Aaron Harang got on the mound where he started 112 games with the Reds and had another pleasant night in Cincinnati's familiar muggy air - even got some applause from fans, too.
Made him feel right at home.
Harang went six innings in the ballpark where he still holds the strikeout record, and Nick Franklin and Michael Saunders homered on Friday night, leading the Seattle Mariners to a 4-2 victory over the Reds.
"I made many a start on that mound," said Harang, who had never pitched against the Reds at Great American Ball Park. "I got back out there and it felt like old times."
Harang (4-7) limited his former team to a pair of runs and six hits, including Joey Votto 's 15th homer. Oliver Perez struck out the side in the ninth for his second save.
The Mariners are making their second visit to Cincinnati and their first to Great American Ball Park, which opened in 2003. In their other trip, they swept a three-game series at Cinergy Field in 2002. The Mariners are 9-1 all-time against the Reds.
Seattle and Cincinnati will always have one notable baseball connection: Ken Griffey Jr., who grew up in Cincinnati, developed into one of the majors' best with Seattle, and returned to his hometown in a trade before the 2000 season. Griffey finished his career in 2010, when he retired from the Mariners.
Now, there's another.
Harang pitched for the Reds from 2003-10, starting five season openers. He holds the record for most career strikeouts at Great American with 598, including his four on Friday night.
The 35-year-old pitcher has kept in touch with several former Reds teammates and some of his former neighbors.

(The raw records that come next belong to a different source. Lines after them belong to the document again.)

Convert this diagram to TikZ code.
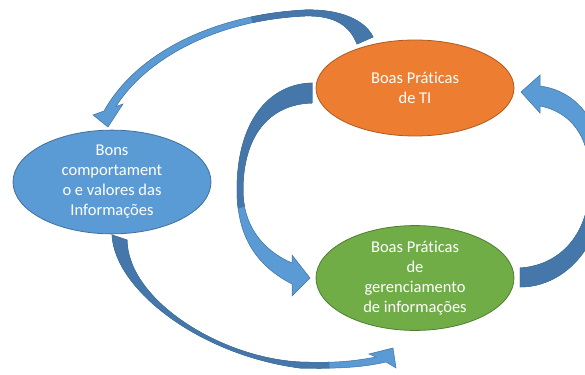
\documentclass[tikz,border=0pt]{standalone}
\usepackage{fontspec}
\setmainfont{Carlito}[Ligatures={NoCommon}]
\usetikzlibrary{shapes.geometric}

\definecolor{arrLight}{HTML}{5B9BD5}
\definecolor{arrDark}{HTML}{4677AA}
\definecolor{arrLine}{HTML}{41719C}
\definecolor{orangeFill}{HTML}{ED7D31}
\definecolor{orangeLine}{HTML}{AE5A21}
\definecolor{blueFill}{HTML}{5B9BD5}
\definecolor{blueLine}{HTML}{41719C}
\definecolor{greenFill}{HTML}{70AD47}
\definecolor{greenLine}{HTML}{507E32}

\begin{document}
\begin{tikzpicture}[x=1pt,y=-1pt,
  bubble/.style={ellipse, minimum width=198pt, minimum height=96pt,
    inner sep=0pt, align=center, text=white, line width=0.8pt,
    font=\fontsize{16.5}{20}\selectfont},
  facelight/.style={fill=arrLight, draw=arrLine, line width=0.5pt},
  facedark/.style={fill=arrDark, draw=arrLine, line width=0.5pt}]

\useasboundingbox (0,0) rectangle (585,374);
\fill[white] (0,0) rectangle (585,374);
\clip (0,0) rectangle (585,374);

% curved block arrow: top, from "de TI" over to the left bubble
\path[save path=\arrowTop]
  (373,37) -- (357,44)
  .. controls (350,26) and (335,15) .. (305,16)
  .. controls (215,20) and (145,60) .. (116,106.5)
  -- (123,104) -- (108,127) -- (93,115) -- (104,111)
  .. controls (135,55) and (210,15) .. (305,10)
  .. controls (340,9) and (365,20) .. (373,37) -- cycle;

% curved block arrow: left, from "de TI" down to the green bubble
\path[save path=\arrowLeft]
  (312,83) -- (312,103)
  .. controls (270,104) and (243,135) .. (243,190)
  .. controls (243,225) and (262,250) .. (292,263)
  -- (292,255) -- (310,278) -- (292,296) -- (292,284)
  .. controls (255,265) and (237,235) .. (237,190)
  .. controls (237,120) and (270,84) .. (312,83) -- cycle;

% curved block arrow: right, from the green bubble up to "de TI"
\path[save path=\arrowRight]
  (520,268) -- (520,287)
  .. controls (567,287) and (605,242) .. (605,180)
  .. controls (605,135) and (585,92) .. (540,86)
  -- (540,75) -- (521,92) -- (540,113) -- (540,106)
  .. controls (570,112) and (590,135) .. (590,180)
  .. controls (590,240) and (555,266) .. (520,268) -- cycle;

% curved block arrow: bottom, from the left bubble down to the green bubble
\path[save path=\arrowBottom]
  (112,235) -- (127,240)
  .. controls (128,300) and (220,358) .. (300,362)
  .. controls (330,363) and (350,362) .. (376,357)
  -- (369,354) -- (393,348) -- (396,368) -- (386,362)
  .. controls (365,367) and (340,369) .. (300,368)
  .. controls (200,355) and (115,290) .. (112,235) -- cycle;

% light front faces
\path[facelight, use path=\arrowTop];
\path[facelight, use path=\arrowLeft];
\path[facelight, use path=\arrowRight];
\path[facelight, use path=\arrowBottom];

% darker back faces near the tails
\begin{scope}
  \clip (245,0) -- (400,0) -- (400,60) -- (265,60) -- cycle;
  \path[facedark, use path=\arrowTop];
\end{scope}
\begin{scope}
  \clip (220,60) -- (320,60) -- (320,180) -- (220,215) -- cycle;
  \path[facedark, use path=\arrowLeft];
\end{scope}
\begin{scope}
  \clip (500,300) -- (500,200) -- (620,170) -- (620,300) -- cycle;
  \path[facedark, use path=\arrowRight];
\end{scope}
\begin{scope}
  \clip (100,225) -- (320,225) -- (330,374) -- (100,374) -- cycle;
  \path[facedark, use path=\arrowBottom];
\end{scope}

% bubbles
\node[bubble, fill=orangeFill, draw=orangeLine] (ti) at (415,88)
  {Boas Práticas\\de TI};
\node[bubble, fill=blueFill, draw=blueLine] (bons) at (112,182)
  {Bons\\comportament\\o e valores das\\Informações};
\node[bubble, fill=greenFill, draw=greenLine] (ger) at (415,278)
  {Boas Práticas\\de\\gerenciamento\\de informações};
\end{tikzpicture}
\end{document}
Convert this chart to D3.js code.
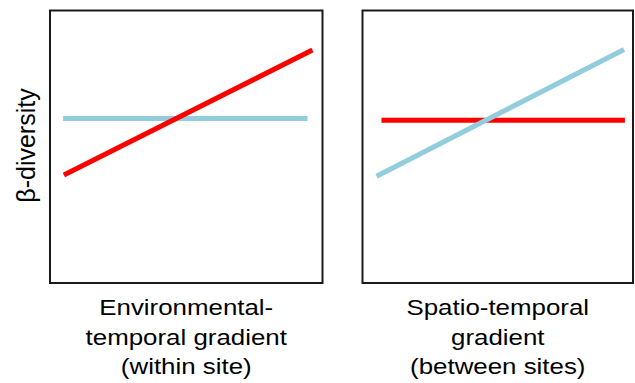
<!DOCTYPE html>
<html>
<head>
<meta charset="utf-8">
<script src="https://cdn.jsdelivr.net/npm/d3@7"></script>
<style>
  html, body { margin: 0; padding: 0; background: #fff; }
  svg { display: block; }
  text { font-family: "Liberation Sans", Arial, sans-serif; fill: #000; }
</style>
</head>
<body>
<svg id="chart" width="635" height="383"></svg>
<script>
// ---- data ----
const panelNames = ["within", "between"];
const xLabels = [
  ["Environmental-", "temporal gradient", "(within site)"],
  ["Spatio-temporal", "gradient", "(between sites)"]
];
const yLabel = "β-diversity";
const seriesNames = ["red", "blue"];
// line endpoints per panel: [x0, y0, x1, y1] in data units (0-10)
const redLines = [
  [0.51, 3.96, 9.63, 8.55],
  [0.70, 5.97, 9.70, 5.97]
];
const blueLines = [
  [0.48, 6.04, 9.45, 6.04],
  [0.52, 3.92, 9.67, 8.57]
];
const seriesColors = ["#ff0000", "#92cddd"];

// ---- layout ----
const svg = d3.select("#chart");
const panelRanges = [[50, 322.5], [362.5, 633]];
const yRange = [283, 10.5];

const y = d3.scaleLinear().domain([0, 10]).range(yRange);

panelNames.forEach((name, i) => {
  const x = d3.scaleLinear().domain([0, 10]).range(panelRanges[i]);
  const g = svg.append("g").attr("class", "panel-" + name);

  g.append("rect")
    .attr("x", x(0)).attr("y", y(10))
    .attr("width", x(10) - x(0)).attr("height", y(0) - y(10))
    .attr("fill", "none").attr("stroke", "#1a1a1a").attr("stroke-width", 2);

  const lines = [redLines[i], blueLines[i]];
  const order = i === 0 ? [1, 0] : [0, 1];
  order.forEach(k => {
    const d = lines[k];
    g.append("path")
      .attr("d", d3.line()([[x(d[0]), y(d[1])], [x(d[2]), y(d[3])]]))
      .attr("stroke", seriesColors[k])
      .attr("stroke-width", 5)
      .attr("fill", "none");
  });

  const cx = (x(0) + x(10)) / 2;
  const baselines = [314.5, 344.5, 374];
  xLabels[i].forEach((t, j) => {
    g.append("text")
      .attr("transform", `translate(${cx},${baselines[j]}) scale(1.15,1)`)
      .attr("text-anchor", "middle")
      .style("font-size", "22.5px")
      .text(t);
  });
});

svg.append("text")
  .attr("transform", "translate(35,145.5) rotate(-90)")
  .attr("text-anchor", "middle")
  .style("font-size", "25px")
  .text(yLabel);
</script>
</body>
</html>
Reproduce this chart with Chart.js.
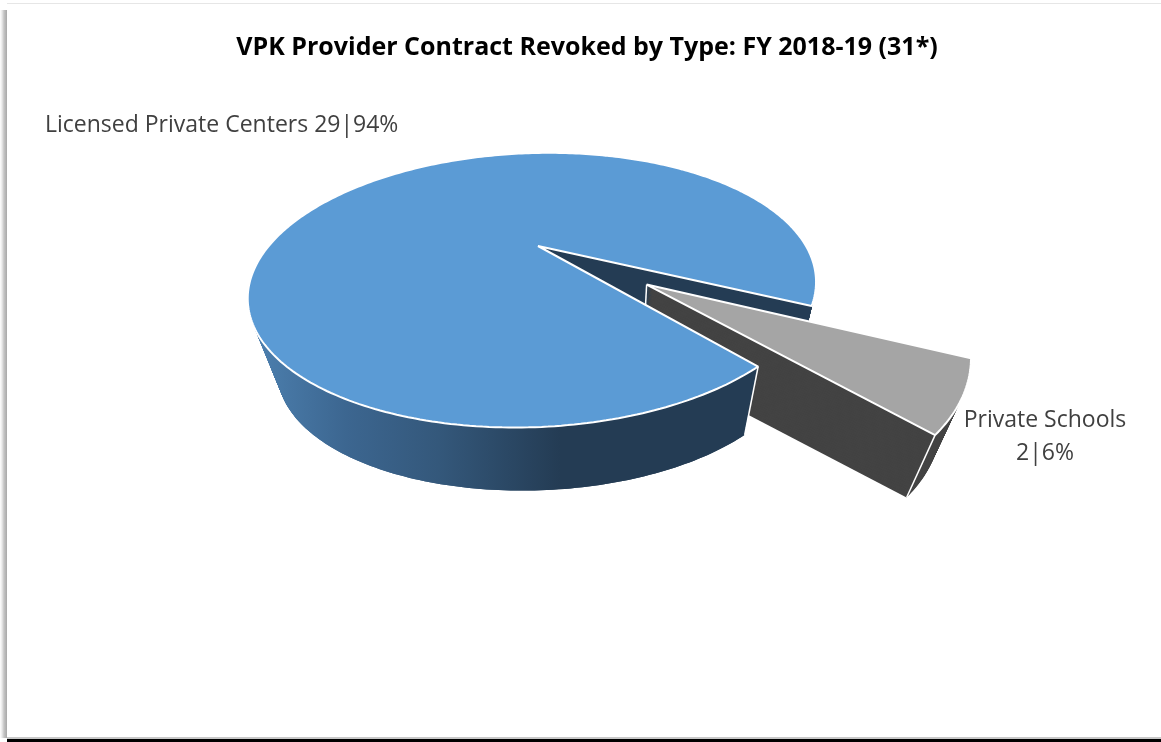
<!DOCTYPE html>
<html>
<head>
<meta charset="utf-8">
<script src="https://cdn.jsdelivr.net/npm/chart.js@4/dist/chart.umd.min.js"></script>
<style>
html, body { margin: 0; padding: 0; background: #fff; overflow: hidden; }
#page { position: relative; width: 1161px; height: 742px; overflow: hidden; }
#shadow { position: absolute; left: 0; top: 10px; width: 7px; height: 728px;
  background: linear-gradient(to right, #fff 0, #e8e8e8 2px, #c4c4c4 4px, #a8a8a8 7px); }
#topline { position: absolute; left: 7px; top: 3px; right: 0; height: 1px; background: #e6e6e6; }
#bottom { position: absolute; left: 7px; right: 0; top: 739px; height: 3px; background: #000; }
#bottomline { position: absolute; left: 7px; right: 0; top: 737px; height: 2px; background: #c8c8c8; }
canvas { position: absolute; left: 0; top: 0; }
</style>
</head>
<body>
<div id="page">
  <div id="shadow"></div><div id="topline"></div><div id="bottomline"></div><div id="bottom"></div>
  <canvas id="myChart" width="1161" height="737"></canvas>
</div>
<script>
var chartTitle = 'VPK Provider Contract Revoked by Type: FY 2018-19 (31*)';
var categories = ['Licensed Private Centers', 'Private Schools'];
var counts = [29, 2];
var percents = [94, 6];
var explode = [0, 0.478];
var topColors = ['#5b9bd5', '#a5a5a5'];

// perspective of the tilted pie, plane coords are in units of the radius
var AX = 538, AY = 246, KX = 269, KY = 123, PY = 0.321, PX = -0.018, SX = -2, SY = -6;
var VX = 600, VY = 1170, DEPTH = 0.085, LAYERS = 60;

function project(nx, ny, t) {
    var w = 1 - PY * ny - PX * nx;
    var x = AX + (KX * nx + SX * ny) / w;
    var y = AY + (KY * ny + SY * nx) / w;
    return [x + (VX - x) * DEPTH * t, y + (VY - y) * DEPTH * t];
}

// run draw() with the path calls of ctx sent through project()
function projected(ctx, arc, t, draw) {
    var proto = CanvasRenderingContext2D.prototype;
    function put(fn, x, y) {
        var m = ctx.getTransform();
        var p = project((m.a * x + m.c * y + m.e - arc.x) / arc.outerRadius,
                        (m.b * x + m.d * y + m.f - arc.y) / arc.outerRadius, t);
        ctx.setTransform(1, 0, 0, 1, 0, 0);
        fn.call(ctx, p[0], p[1]);
        ctx.setTransform(m);
    }
    ctx.moveTo = function (x, y) { put(proto.moveTo, x, y); };
    ctx.lineTo = function (x, y) { put(proto.lineTo, x, y); };
    ctx.arc = function (x, y, r, a0, a1, ccw) {
        var n = Math.max(2, Math.ceil(Math.abs(a1 - a0) * 60));
        for (var i = 0; i <= n; i++) {
            var a = a0 + (a1 - a0) * i / n;
            put(proto.lineTo, x + r * Math.cos(a), y + r * Math.sin(a));
        }
    };
    draw();
    delete ctx.moveTo; delete ctx.lineTo; delete ctx.arc;
}

function drawArc(ctx, arc, index, t, fill, border) {
    var base = arc.options;
    var mid = (arc.startAngle + arc.endAngle) / 2;
    var d = explode[index] * arc.outerRadius;
    arc.options = Object.assign(Object.create(base), {
        backgroundColor: fill,
        borderColor: '#fff',
        borderWidth: border
    });
    ctx.save();
    ctx.translate(Math.cos(mid) * d, Math.sin(mid) * d);
    projected(ctx, arc, t, function () { arc.draw(ctx); });
    ctx.restore();
    arc.options = base;
}

function drawWalls(ctx, arc, index, fill) {
    for (var i = LAYERS; i > 0; i--) {
        drawArc(ctx, arc, index, i / LAYERS, fill, 0);
    }
}

// white line down a wall corner
function drawEdge(ctx, arc, index, angle, radius) {
    var mid = (arc.startAngle + arc.endAngle) / 2;
    var nx = Math.cos(mid) * explode[index] + Math.cos(angle) * radius;
    var ny = Math.sin(mid) * explode[index] + Math.sin(angle) * radius;
    var a = project(nx, ny, 0), b = project(nx, ny, 1);
    ctx.save();
    ctx.strokeStyle = '#fff';
    ctx.lineWidth = 1.5;
    ctx.beginPath();
    ctx.moveTo(a[0], a[1]);
    ctx.lineTo(b[0], b[1]);
    ctx.stroke();
    ctx.restore();
}

var pie3d = {
    id: 'pie3d',
    beforeDatasetsDraw: function (chart) {
        var ctx = chart.ctx;
        var arcs = chart.getDatasetMeta(0).data;
        var blue = arcs[0], grey = arcs[1];

        var wall = ctx.createLinearGradient(255, 0, 560, 0);
        wall.addColorStop(0, '#4c7fae');
        wall.addColorStop(0.3, '#3c6690');
        wall.addColorStop(0.6, '#34587b');
        wall.addColorStop(1, '#243c54');

        drawWalls(ctx, blue, 0, wall);
        drawWalls(ctx, grey, 1, '#434343');
        drawEdge(ctx, grey, 1, grey.endAngle, 1);
        drawEdge(ctx, grey, 1, grey.endAngle, 0);
        drawArc(ctx, grey, 1, 0, topColors[1], 2);

        // front wall of the big slice sits in front of the dark wall
        var cut = project(Math.cos(blue.startAngle), Math.sin(blue.startAngle), 0);
        ctx.save();
        ctx.beginPath();
        ctx.rect(0, cut[1], cut[0], chart.height - cut[1]);
        ctx.clip();
        drawWalls(ctx, blue, 0, wall);
        ctx.restore();
        drawEdge(ctx, blue, 0, blue.startAngle, 1);
        drawArc(ctx, blue, 0, 0, topColors[0], 2);
        return false;
    },
    afterDraw: function (chart) {
        var ctx = chart.ctx;
        ctx.save();
        ctx.fillStyle = '#404040';
        ctx.font = '23px "Open Sans"';
        ctx.textBaseline = 'middle';
        ctx.textAlign = 'left';
        ctx.fillText(categories[0] + ' ' + counts[0] + '|' + percents[0] + '%', 45, 125);
        ctx.textAlign = 'center';
        ctx.fillText(categories[1], 1045, 420);
        ctx.fillText(counts[1] + '|' + percents[1] + '%', 1045, 453);
        ctx.restore();
    }
};

var myChart = new Chart(document.getElementById('myChart'), {
    type: 'pie',
    data: {
        labels: categories,
        datasets: [{
            data: counts,
            backgroundColor: topColors,
            borderWidth: 0
        }]
    },
    options: {
        responsive: false,
        animation: false,
        rotation: 141,
        layout: { padding: { left: 13 } },
        plugins: {
            legend: { display: false },
            tooltip: { enabled: false },
            title: {
                display: true,
                text: chartTitle,
                color: '#000',
                font: { family: '"Open Sans"', size: 25, weight: 'bold' },
                padding: { top: 33, bottom: 10 }
            }
        }
    },
    plugins: [pie3d]
});
</script>
</body>
</html>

When Homer Bailey threw his second career no-hitter on Tuesday night in Cincinnati, Harang got to watch part of it on television in Texas and sent along congratulations.
"This is my second home," he said.
The only time he felt out of place was when he warmed up in the visitors' bullpen by the right-field line.
"I was a little nervous when I first went out there today," he said. "It was an awkward feeling coming out from the other side of the field."
He got over the awkward feeling fast.
"It has to be a big deal for him," Mariners manager Eric Wedge said. "He spent a lot of years here, had a lot of good years here. The fans appreciated him. He went out and threw a good ballgame."
Not so for Mike Leake (7-4). Franklin hit a two-run homer in the first inning. Saunders had a solo homer and a sacrifice fly off Leake, who lasted five innings.
Leake originally was scheduled to pitch on Thursday against San Francisco, but got pushed back a day because of a rainout. Leake had allowed only nine earned runs in his last nine starts, going 5-1 with a 1.31 ERA.
That stretch of fine pitching ended quickly.
Brad Miller , batting leadoff for the first time, hit Leake's third pitch for a triple to right-center. Franklin homered on the next pitch.
"Those first two balls, they've got two runs," Reds third baseman Todd Frazier said. "You're surprised. They came out swinging. And with Harang throwing well and mixing his pitches and hitting his spots, that's a win."
Saunders led off the second inning with his fifth homer. He hit a sacrifice fly in the fourth for a 4-0 lead, the most runs Leake had allowed in a game since May 8.
Miller also tripled down the right-field line in the fifth but was stranded at third. He's the first Mariner to have two triples in one game since Carlos Guillen in 2003 and the 13th overall, according to STATS LLC.
Seattle slugger Raul Ibanez extended his hitting streak to 11 games with a single.